Selecting Random Data

FIXME: we might select the header row!

Reporting Other Data

A user has asked for the number of male and female animals observed for each year.

  1. Should you add this to the existing query for yearly data or create a new API call?
  2. Implement your choice.

One Record Per Year

Another way to slice the data for testing purposes is to select one record from each year. This is tricky to do with SQL, but straightforward to do with a little bit of JavaScript. Write a small command-line JavaScript program that:

  1. Reads all the data from the database.
  2. Keeps the first record it finds for each year.
  3. Prints these records formatted as SQL insert statements.

Error Checking

HTTP defines many status codes that servers should return to tell clients what went wrong.
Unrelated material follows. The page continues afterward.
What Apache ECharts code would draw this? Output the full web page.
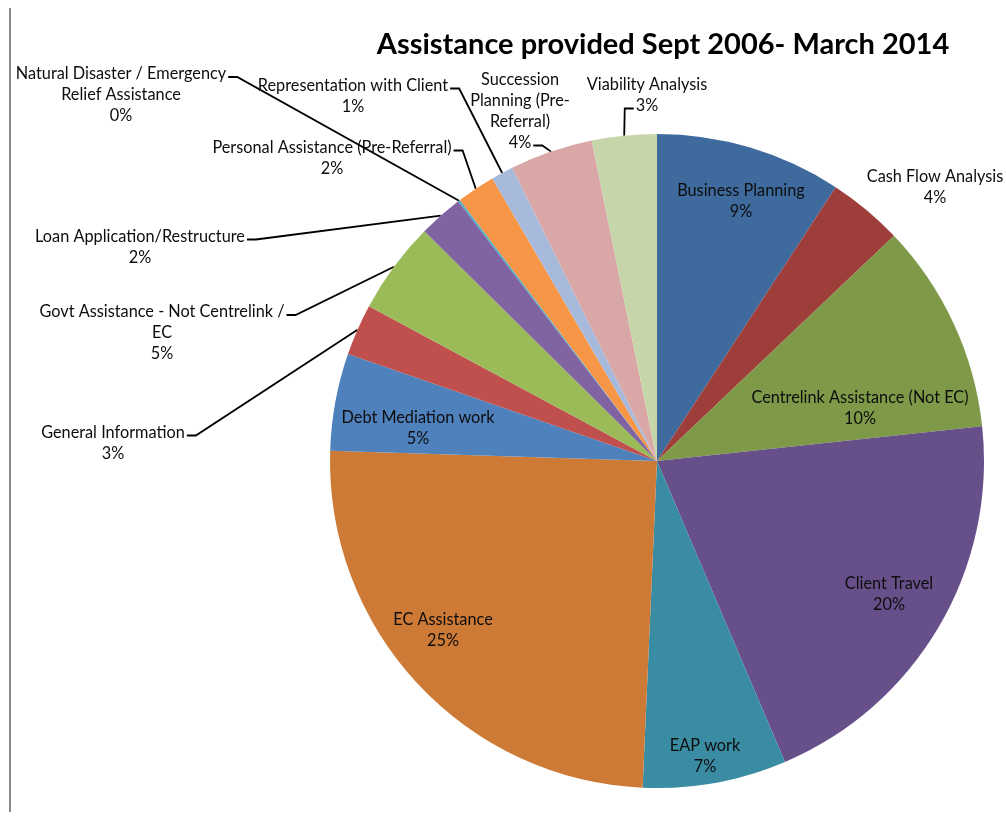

  1. Modify the server to return 400 with an error message if the range of years requested is invalid
  2. Compare your implementation to someone else’s. Did you define “invalid” in the same way? I.e., will your programs always return the same status codes for every query?

Use All the Data

Create a database using all of the survey data and test the display. What bugs or shortcomings do you notice compared to displaying test data?

Merging Displays

The SurveyStats and DataDisplay components in the front end both display tables.

  1. Write a new component TableDisplay that will display an arbitrary table given a list of column names and a list of objects which all have (at least) those fields.
  2. Replace SurveyStats and DataDisplay with your new component.
  3. Modify your component so that it generates a unique ID for each value in the table. (Hint: you may need to pass in a third parameter to each call to serve as the root or stem of those unique IDs.)

Formatting

Modify DataDisplay to format fractional numbers with a single decimal place, but leave the integers as they are. Ask yourself why, seven decades after the invention of digital computers, this isn’t easier.

Data, Data Everywhere

Modify DataChart so that the word data isn’t used in so many different ways. Does doing this make you feel better about yourself as a person? Modify it again so that the height and width of the chart are passed in as well. Did that help?

Key Points

  • Use slices of actual data to test applications.
  • Test summaries and small cases so that results can be checked by hand.
  • Store state in a class, use pure functions to display it.